■ **PROBLEM DESCRIPTION**: Only the lines from the start of the data below through the line that contains "10, 10, 10]" are to be copied, exactly and without pictures.

########

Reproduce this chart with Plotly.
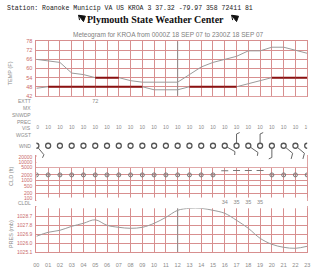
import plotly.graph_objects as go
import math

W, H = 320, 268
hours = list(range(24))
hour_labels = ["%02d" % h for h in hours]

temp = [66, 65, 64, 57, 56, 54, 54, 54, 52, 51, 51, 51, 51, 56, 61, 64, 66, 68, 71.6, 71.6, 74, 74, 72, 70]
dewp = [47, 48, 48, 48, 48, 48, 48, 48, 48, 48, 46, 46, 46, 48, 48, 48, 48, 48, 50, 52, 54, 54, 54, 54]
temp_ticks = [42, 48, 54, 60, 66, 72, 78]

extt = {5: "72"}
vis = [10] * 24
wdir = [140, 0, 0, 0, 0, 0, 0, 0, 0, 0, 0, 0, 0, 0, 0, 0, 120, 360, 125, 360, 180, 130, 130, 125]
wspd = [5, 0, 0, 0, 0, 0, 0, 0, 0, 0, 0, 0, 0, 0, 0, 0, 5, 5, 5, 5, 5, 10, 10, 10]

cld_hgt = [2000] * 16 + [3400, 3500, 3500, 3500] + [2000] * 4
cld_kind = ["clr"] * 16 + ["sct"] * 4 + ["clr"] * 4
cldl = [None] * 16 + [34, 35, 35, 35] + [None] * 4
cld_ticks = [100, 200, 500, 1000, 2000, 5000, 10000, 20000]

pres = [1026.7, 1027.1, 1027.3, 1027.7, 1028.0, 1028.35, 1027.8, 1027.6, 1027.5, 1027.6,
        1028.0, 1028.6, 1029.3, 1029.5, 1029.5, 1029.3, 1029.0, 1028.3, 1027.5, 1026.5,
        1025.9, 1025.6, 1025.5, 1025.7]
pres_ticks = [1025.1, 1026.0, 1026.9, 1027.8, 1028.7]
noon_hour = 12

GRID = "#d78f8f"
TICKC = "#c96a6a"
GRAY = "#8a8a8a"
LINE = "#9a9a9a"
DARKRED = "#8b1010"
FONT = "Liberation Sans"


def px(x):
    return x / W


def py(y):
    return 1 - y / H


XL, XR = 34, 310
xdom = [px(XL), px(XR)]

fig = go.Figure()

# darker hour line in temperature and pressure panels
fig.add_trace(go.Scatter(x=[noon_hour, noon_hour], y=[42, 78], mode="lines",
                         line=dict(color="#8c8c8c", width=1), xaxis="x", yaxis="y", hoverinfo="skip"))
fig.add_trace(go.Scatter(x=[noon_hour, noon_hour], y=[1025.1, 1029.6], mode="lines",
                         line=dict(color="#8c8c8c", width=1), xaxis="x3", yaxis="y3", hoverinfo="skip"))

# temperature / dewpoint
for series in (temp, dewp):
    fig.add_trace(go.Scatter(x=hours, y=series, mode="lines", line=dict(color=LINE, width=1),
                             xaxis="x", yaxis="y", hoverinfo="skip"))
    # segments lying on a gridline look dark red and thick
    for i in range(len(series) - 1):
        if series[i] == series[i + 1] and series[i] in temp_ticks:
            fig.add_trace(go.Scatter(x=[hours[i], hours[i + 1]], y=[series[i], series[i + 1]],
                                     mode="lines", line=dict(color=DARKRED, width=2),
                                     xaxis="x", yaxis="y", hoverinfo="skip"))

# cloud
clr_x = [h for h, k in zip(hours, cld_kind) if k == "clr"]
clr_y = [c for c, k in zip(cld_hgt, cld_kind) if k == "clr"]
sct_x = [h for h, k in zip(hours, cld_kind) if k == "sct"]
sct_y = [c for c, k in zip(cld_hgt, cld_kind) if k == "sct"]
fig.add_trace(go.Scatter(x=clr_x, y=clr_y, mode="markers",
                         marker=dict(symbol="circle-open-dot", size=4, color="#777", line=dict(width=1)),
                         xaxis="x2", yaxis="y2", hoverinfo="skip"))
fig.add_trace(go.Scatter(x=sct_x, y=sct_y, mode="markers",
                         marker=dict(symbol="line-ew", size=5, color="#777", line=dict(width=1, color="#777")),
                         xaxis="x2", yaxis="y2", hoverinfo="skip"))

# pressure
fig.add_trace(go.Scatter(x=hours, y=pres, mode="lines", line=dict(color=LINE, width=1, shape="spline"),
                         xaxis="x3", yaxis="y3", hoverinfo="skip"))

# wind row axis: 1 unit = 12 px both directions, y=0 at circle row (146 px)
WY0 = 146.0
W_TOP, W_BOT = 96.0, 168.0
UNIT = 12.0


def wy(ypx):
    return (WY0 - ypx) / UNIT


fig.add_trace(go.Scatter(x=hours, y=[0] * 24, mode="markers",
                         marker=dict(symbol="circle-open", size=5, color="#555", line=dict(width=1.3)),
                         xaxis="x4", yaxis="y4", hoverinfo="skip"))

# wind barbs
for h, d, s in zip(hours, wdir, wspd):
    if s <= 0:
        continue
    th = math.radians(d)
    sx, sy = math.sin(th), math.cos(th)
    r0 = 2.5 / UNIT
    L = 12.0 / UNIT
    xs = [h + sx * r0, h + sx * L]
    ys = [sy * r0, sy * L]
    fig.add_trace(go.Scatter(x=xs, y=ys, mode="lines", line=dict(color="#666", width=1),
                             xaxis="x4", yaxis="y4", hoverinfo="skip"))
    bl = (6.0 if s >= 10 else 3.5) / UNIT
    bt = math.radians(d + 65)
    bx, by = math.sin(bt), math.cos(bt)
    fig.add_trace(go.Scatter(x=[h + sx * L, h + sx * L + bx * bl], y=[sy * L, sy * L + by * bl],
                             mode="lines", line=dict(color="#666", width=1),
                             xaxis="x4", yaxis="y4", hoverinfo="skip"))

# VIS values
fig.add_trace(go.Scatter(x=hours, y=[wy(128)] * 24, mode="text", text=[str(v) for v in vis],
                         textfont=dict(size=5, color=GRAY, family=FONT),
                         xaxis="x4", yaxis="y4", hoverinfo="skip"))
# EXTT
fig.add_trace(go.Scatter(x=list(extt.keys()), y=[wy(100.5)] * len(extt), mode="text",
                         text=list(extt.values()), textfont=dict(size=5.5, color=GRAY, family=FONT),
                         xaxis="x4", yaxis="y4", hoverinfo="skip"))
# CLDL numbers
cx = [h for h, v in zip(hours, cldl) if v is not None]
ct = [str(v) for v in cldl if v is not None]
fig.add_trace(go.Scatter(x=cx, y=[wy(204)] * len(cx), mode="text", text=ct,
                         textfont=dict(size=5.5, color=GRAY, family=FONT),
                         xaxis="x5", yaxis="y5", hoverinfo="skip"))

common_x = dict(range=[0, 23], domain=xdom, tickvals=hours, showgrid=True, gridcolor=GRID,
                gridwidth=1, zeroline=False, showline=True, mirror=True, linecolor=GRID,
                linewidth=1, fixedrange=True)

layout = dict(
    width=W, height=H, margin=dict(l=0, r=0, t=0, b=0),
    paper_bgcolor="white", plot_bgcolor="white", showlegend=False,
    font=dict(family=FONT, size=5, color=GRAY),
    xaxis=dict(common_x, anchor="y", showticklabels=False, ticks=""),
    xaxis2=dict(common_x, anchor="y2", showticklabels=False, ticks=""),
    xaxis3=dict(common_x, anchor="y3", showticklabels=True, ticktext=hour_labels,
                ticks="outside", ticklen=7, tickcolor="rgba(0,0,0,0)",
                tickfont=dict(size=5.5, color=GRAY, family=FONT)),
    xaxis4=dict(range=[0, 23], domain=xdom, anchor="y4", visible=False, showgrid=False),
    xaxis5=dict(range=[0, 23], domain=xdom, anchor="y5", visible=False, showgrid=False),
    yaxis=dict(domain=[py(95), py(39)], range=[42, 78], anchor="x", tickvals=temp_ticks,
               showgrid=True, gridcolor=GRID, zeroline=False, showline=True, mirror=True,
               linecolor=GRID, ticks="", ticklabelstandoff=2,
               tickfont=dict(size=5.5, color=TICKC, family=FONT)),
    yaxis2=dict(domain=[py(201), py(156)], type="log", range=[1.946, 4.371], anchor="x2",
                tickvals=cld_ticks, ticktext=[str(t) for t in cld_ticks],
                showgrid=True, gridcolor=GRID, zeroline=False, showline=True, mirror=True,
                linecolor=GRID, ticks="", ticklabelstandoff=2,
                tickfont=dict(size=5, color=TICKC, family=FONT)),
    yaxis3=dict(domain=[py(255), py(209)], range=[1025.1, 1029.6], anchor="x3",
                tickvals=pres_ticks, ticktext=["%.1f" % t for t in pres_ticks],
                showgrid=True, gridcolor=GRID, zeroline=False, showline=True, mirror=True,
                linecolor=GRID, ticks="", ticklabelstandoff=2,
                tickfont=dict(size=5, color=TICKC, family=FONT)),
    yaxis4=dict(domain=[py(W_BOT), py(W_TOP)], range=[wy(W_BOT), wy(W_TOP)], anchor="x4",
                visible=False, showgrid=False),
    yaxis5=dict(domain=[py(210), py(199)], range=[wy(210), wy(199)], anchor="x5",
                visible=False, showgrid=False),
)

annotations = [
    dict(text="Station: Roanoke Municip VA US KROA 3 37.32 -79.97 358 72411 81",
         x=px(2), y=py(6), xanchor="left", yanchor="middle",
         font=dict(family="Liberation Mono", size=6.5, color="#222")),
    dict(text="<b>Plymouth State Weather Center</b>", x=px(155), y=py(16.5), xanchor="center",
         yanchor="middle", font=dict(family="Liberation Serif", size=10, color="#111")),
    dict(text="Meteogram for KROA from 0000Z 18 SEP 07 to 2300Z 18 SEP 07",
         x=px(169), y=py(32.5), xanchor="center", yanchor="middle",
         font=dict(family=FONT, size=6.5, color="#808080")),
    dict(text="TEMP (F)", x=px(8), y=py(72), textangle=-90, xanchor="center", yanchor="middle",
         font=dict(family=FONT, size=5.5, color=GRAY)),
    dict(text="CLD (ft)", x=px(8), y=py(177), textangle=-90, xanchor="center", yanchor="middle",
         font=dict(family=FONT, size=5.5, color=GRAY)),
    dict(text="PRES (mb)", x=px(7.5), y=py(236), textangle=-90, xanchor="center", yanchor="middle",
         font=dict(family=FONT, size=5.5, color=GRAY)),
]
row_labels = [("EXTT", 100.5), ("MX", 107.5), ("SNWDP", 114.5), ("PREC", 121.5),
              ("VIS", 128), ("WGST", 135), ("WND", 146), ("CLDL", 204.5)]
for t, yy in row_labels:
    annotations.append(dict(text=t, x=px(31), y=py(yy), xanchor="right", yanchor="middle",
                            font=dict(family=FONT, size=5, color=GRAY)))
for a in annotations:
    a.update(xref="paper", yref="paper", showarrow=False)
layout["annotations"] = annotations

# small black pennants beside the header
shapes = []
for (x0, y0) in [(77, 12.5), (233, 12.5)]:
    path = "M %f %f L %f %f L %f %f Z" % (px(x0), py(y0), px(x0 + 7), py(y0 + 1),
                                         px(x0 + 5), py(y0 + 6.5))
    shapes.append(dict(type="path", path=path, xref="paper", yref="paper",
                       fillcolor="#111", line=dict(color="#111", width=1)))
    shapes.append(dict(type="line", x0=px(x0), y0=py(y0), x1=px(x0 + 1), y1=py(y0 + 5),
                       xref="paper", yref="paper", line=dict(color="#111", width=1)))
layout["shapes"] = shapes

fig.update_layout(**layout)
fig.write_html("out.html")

########

■ **OUTPUT FOR THIS EXERCISE**:
Reproduce this chart with Plotly.
import plotly.graph_objects as go
import math

W, H = 320, 268
hours = list(range(24))
hour_labels = ["%02d" % h for h in hours]

temp = [66, 65, 64, 57, 56, 54, 54, 54, 52, 51, 51, 51, 51, 56, 61, 64, 66, 68, 71.6, 71.6, 74, 74, 72, 70]
dewp = [47, 48, 48, 48, 48, 48, 48, 48, 48, 48, 46, 46, 46, 48, 48, 48, 48, 48, 50, 52, 54, 54, 54, 54]
temp_ticks = [42, 48, 54, 60, 66, 72, 78]

extt = {5: "72"}
vis = [10] * 24
wdir = [140, 0, 0, 0, 0, 0, 0, 0, 0, 0, 0, 0, 0, 0, 0, 0, 120, 360, 125, 360, 180, 130, 130, 125]
wspd = [5, 0, 0, 0, 0, 0, 0, 0, 0, 0, 0, 0, 0, 0, 0, 0, 5, 5, 5, 5, 5, 10, 10, 10]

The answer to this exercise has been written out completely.